Dmitriy Kogan
CS152 - Neural Networks
Professor R. Keller
Harvey Mudd College
Fall 2000
Proposal
Face detection is a useful in many applications. For example, a face
identification program would want to find the face in the image before
it tries to identify it; lip reading software would want to locate the
lips before it could process the stream of images into text. Software that
can do face detection exists, some neural based, and some not. However,
most of these programs have serious limitations. Some use the facial color
to find the face, which can be confusing because of shadows on the faces,
and the different skin color of different people. These programs are also
prone to false-positives because of skin-colored objects or other body
parts. Many face detection programs don't handle geometric transformations,
like rotations, very well. This project attempts to beat this problem.
Problem statement
To design and build a PSRI (position, scale, rotation invariant) face
detection system. The output should be the coordinates of the found face
in the input image.
Approach
Before anything involving neural nets was done, a lot of preprocessing
had to be performed on the images. Each of the different components is
described in detail in their own hyperlinked section. The 256x256 24-bit
color uncompressed bitmaps, which serve as input to the program, were first
filtered through a contrast filter. This converted
the image to a 256x256 24-bit black & white uncompressed bitmap which
had the outlines of the image in it. This image was then fed to a splitting
program, which split the image into 59 different 64x64 24-bit black
& white uncompressed bitmaps. Each of these was then fed to a coarse
coding program. It generated 4 different 16x16 24-bit black & white
uncompressed bitmaps from the original image.
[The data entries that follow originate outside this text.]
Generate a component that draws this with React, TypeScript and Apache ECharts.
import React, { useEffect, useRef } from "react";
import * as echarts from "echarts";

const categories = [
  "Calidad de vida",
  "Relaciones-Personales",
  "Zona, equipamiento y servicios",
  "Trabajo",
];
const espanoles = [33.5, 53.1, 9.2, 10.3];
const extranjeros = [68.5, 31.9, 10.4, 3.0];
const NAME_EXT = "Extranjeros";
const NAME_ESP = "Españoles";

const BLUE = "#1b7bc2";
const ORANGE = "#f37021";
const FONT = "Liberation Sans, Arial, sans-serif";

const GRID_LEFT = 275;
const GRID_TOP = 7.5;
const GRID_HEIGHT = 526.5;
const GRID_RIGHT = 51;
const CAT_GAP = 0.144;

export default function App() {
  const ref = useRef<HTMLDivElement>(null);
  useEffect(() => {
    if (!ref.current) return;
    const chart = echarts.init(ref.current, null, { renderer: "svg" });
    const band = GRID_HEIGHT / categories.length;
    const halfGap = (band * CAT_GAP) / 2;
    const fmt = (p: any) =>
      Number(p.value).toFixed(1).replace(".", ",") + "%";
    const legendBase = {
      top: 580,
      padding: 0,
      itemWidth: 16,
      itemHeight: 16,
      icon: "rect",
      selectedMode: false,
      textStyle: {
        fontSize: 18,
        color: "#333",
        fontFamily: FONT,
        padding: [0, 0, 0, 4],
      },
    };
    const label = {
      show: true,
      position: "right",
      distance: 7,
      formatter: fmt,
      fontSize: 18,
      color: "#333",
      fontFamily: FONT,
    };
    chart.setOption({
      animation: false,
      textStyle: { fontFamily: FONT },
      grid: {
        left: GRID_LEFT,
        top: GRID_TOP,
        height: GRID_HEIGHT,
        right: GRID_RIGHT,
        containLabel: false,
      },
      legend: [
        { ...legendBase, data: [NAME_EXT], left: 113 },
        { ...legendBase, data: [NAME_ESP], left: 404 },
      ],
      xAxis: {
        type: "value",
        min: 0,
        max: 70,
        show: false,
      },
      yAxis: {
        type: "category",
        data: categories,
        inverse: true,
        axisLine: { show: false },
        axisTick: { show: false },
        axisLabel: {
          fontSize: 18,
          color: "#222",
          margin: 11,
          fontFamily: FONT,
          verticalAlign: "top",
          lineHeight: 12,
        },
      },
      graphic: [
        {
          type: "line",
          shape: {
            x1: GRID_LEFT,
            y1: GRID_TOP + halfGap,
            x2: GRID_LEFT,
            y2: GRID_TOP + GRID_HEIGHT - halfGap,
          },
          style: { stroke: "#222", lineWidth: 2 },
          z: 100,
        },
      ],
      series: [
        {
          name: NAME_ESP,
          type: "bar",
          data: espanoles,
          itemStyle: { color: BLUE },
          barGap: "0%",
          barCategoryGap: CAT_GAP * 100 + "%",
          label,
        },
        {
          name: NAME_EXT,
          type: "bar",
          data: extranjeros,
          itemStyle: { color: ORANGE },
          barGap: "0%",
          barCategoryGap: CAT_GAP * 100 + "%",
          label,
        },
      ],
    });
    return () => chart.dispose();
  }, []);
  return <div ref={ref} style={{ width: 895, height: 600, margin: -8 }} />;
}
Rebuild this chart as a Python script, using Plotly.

Finally, each of those, in
sets of 4 was sent to the neural network to get
a score of the likelihood that a face appears in the 64x64 image where
the 4 lower resolution images were obtained. These scores can be ranked,
and judging from the location in the original 256x256 image that the 64x64
pieces were obtained, the coordinates of the face in the original image
can be found.
Results
The results were mostly positive. Given more fine-tuning time, I'm confident that they could be improved upon. The biggest problem was the number of false positives. While many images had the face as the number one rated image (the Courteney Cox image below, for example), some had the face at #10 (the bottom right image). Since there are a total of 59 images, even the latter isn't too bad. These problems would be alleviated with a better image splitting program, a better contrast filter, better training patterns, more angular resolution in the network, etc. Given the amount of fine tuning time that was put into the development of this code (almost none), the results are very good. After the network was fully trained, images were used to test the program. Here are the results from a few test runs (click on the images to see the ratings):
References
Human Face Recognition Using Third Order Synthetic Neural
Networks. O. Uwechue, A. Pandya.
Learning, invariance, and generalization in high-order neural
networks. C. Giles, T. Maxwell. Applied Optics. Vol. 26 No. 23. p.
4972
Coarse-Coded Higher-Order Neural Networks for PSRI Object
Recognition. L. Spirkovska, M. Reid. IEEE Trans. Neural Networks. Vol.
4,
No. 2. p. 276.
Encoding Geometric Invariances in Higher-Order Neural Networks. C. Giles,
R. Griffin, T. Maxwell. Neural Information and Processing Systems.
p. 301.
Code
Here's the code directory. Compile all of the .cpp files and rename the executables to what the .cpp file was called. The trained weight files are included in the directory. To test the network on an image, run "./evalimage imagein.bmp". Note that the bitmap has to be 256x256, 24-bit and uncompressed (black/white or color) and the name of the file has to end in "in.bmp". After the script runs (takes ~90 seconds on an Athlon 800), a sorted list of images is output. Also, since the bitmap had to be preprocessed, many files are created. Look at the files in the output to see if they actually contain faces.